The creators who win in the next five years will not be the ones who produce the most content. They will be the ones who produce the most recognizable content. Recognition requires consistency, and consistency requires systems. But those systems must be built around your actual voice, not a generic AI template.

Step 1: Define Your Brand Voice Mathematically

Most voice guides are useless. "Be authentic" and "Be bold" mean nothing when you are staring at a blank page. I use a different approach: voice variables.

I analyzed my 20 best-performing posts and identified five variables that define my voice:

  1. Sentence length distribution: 40% short (under 8 words), 40% medium (9-20 words), 20% long (21+ words).
  2. Question frequency: One question every 4-5 sentences.
  3. First-person ratio: "I" or "my" appears every 3-4 sentences.
  4. Specificity requirement: Every claim must include a time, number, or concrete example.
  5. Transition style: No transitional phrases like "in conclusion" or "furthermore." Direct jumps between ideas.

These variables become constraints for any AI-assisted writing. Before I generate anything, I paste these five rules into the prompt. The output is not perfect, but it is 70% closer to my voice than default AI output.

Step 2: Build a Content Pillar System

Pillars are not topics. They are promises. A pillar is a specific type of value you deliver consistently. I run three pillars:

  • Pillar 1: Tested workflows. Step-by-step systems I have personally tested and refined. These attract search traffic and build trust.
  • Pillar 2: Honest tool breakdowns. Reviews and comparisons of AI tools with real usage data. These attract buyers at the decision stage.
  • Pillar 3: Failure documentation. Posts about what did not work and why. These differentiate me from every other creator pretending their process is perfect.

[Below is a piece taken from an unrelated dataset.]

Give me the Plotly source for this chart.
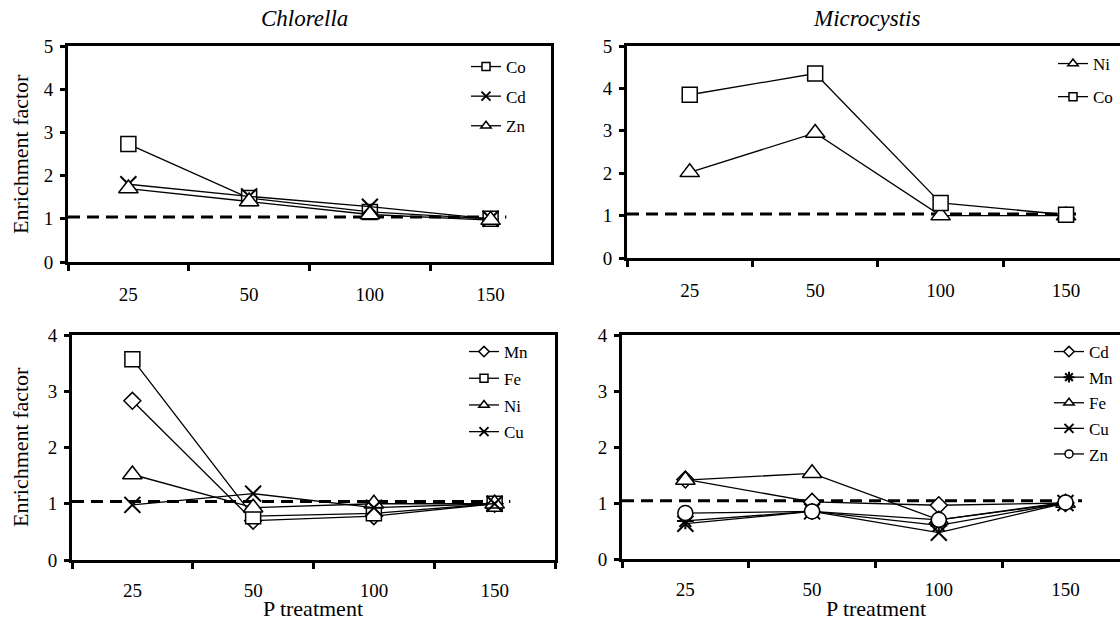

Every piece of content must map to one pillar. If it does not fit, I do not publish it. This constraint keeps the brand focused even as AI multiplies output volume.

Step 3: Use AI for Volume, Humans for Voice

AI handles the work that does not need personality: research synthesis, outline generation, first-draft structure, and formatting. Humans handle the work that does: introductions, transitions, examples, and conclusions.

My workflow for a brand-building post: AI generates a research summary and outline (10 minutes). I write the introduction and conclusion by hand (20 minutes). AI drafts the body sections using my voice variables (15 minutes). I edit the entire post for flow and authenticity (25 minutes). Total time: 70 minutes for a post that sounds like me.

Step 4: Consistency Through Systems, Not Willpower

Posting consistently is the hardest part of brand-building. Willpower fails after two weeks. Systems do not. I use three systems:

The Content Bank: Every Sunday, I generate 10 content ideas using AI prompts and deposit them in a Notion database. During the week, I pick from the bank rather than thinking of ideas under pressure.

The 30-Minute Sprint: I write in timed sprints rather than open sessions. Thirty minutes of focused writing, then a break. This prevents the perfectionism spiral that kills consistency.

The Repurpose Pipeline: Every long-form piece (blog post, newsletter) generates three short-form pieces (tweet, carousel, short video script) through AI-assisted extraction. One hour of work produces four assets.

Step 5: Measure What Matters for Brand Growth

Vanity metrics — likes, impressions, follower count — do not build brands. Trust metrics do: email signups, reply rates, direct messages, and conversion to paid products or services.

I track four numbers monthly: email subscriber growth rate, average reply rate on newsletters, number of unsolicited DMs, and referral traffic from branded searches. If these go up, the brand is growing. If they plateau, the content needs to change.

The Real Work Is Still Human

AI is an acceleration layer, not a replacement layer. The decisions about what to publish, when to publish, and why it matters are still human work. The creators who build authentic personal brands with AI will be the ones who spend more time on strategy and less time on typing. This framework is how I do it. Adapt it to your voice, your audience, and your goals.